Todos sabem que os défices externos (e a consequente dívida externa) são um dos principais problemas macroeconómicos de Portugal. O que nem todos saberão é que os défices externos são um reflexo das nossas baixas taxas de poupança. Se não nos agrada a ideia de sermos vendidos a capital estrangeiro (seja ele angolano, espanhol ou chinês), a forma de combater isso é aumentar a nossa poupança. Só assim reduziremos a nossa dependência do exterior. Um sistema de capitalização (em que cada geração desconta para a sua pensão futura) é um sistema que promove a poupança (explicarei esta ideia num futuro artigo).

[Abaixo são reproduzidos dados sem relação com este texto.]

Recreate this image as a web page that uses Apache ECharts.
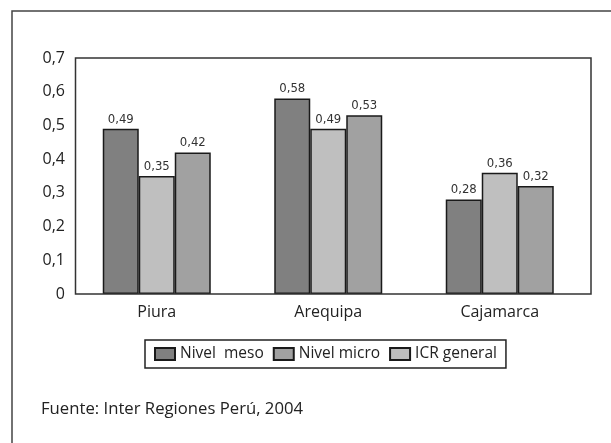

Tenho perfeita consciência, todos temos, que as condições do país não permitem passar de um sistema de repartição para um de capitalização abruptamente. Deixaria de haver dinheiro para pagar as actuais pensões. É também um sistema que, por ser menos solidário, poderá causar alguns engulhos ideológicos. Mas se um sistema de capitalização puro é inexequível (e até indesejável), um sistema misto, em que muito lentamente vá dando maior peso à componente da capitalização, sê-lo-ia.

É pena que ainda antes de começar as negociações com o PS, Pedro Passos Coelho já tenha cedido em dois princípios essenciais.